Service providers’ roadmap for digital transformation must focus on improving the customer experience

Service providers are facing competition from multiple angles, not the least of which are the webscalers, who benefit from a nimble infrastructure and a flexible operating model to offer compelling services. Many service providers, recognizing the realities of the marketplace, have embarked on the long and arduous journey of transforming their companies for the digital age. However, for companies of their size and complexity, which often have legacy systems and a siloed organization structure, transformation is far from trivial. As service providers consider their roadmap for transformation and devise their new operating model, it is essential that they make the customer the focal point that will guide their evolution strategy. Often, companies think of improving the customer experience as a series of incremental changes along the existing operational model. Such an approach will not lead to a significant improvement in the customer experience, nor to the bottom line. Service providers must think of the customer journey, or as Clayton Christensen puts it in his latest book “Competing Against Luck,” to focus on “the job to be done” for the customer. Once the company has aligned around this guiding principle, it will start to create a coordinated effort across functional entities to map out the customer journey end to end. The company will also seek to create capabilities that will enhance that journey. For example, good service will benefit from digitization, giving access across multiple touchpoints, analytics, where the company gains insight into the preferences and history of customers.
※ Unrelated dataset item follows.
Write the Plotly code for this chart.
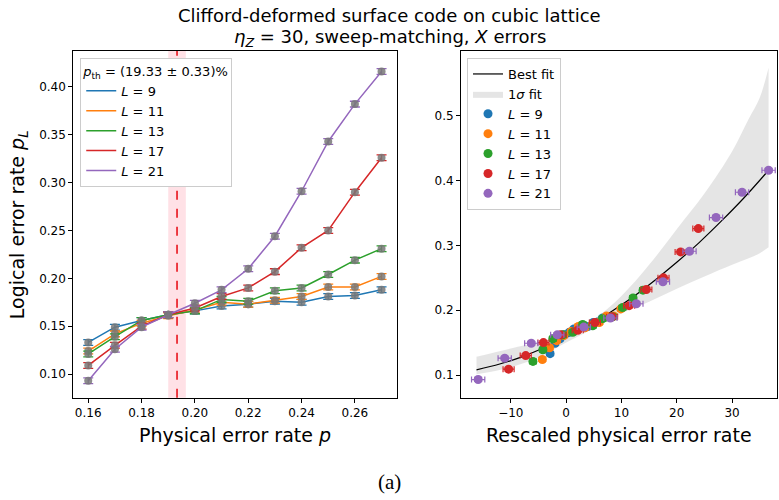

The company will also recognize that its traditional service development and deployment model (traditional a waterfall model) no longer aligns with the needs of the marketplace and will create a more dynamic and flexible environment that will enable it to offer services that will meet the needs of its customers. Such efforts are still nascent in the service provider community. One example is how Comcast decided to work with its former competitors, namely Netflix and more recently Roku and YouTube, to provide the customer with a fully integrated lineup on the X1 box, thereby enhancing the customer’s experience.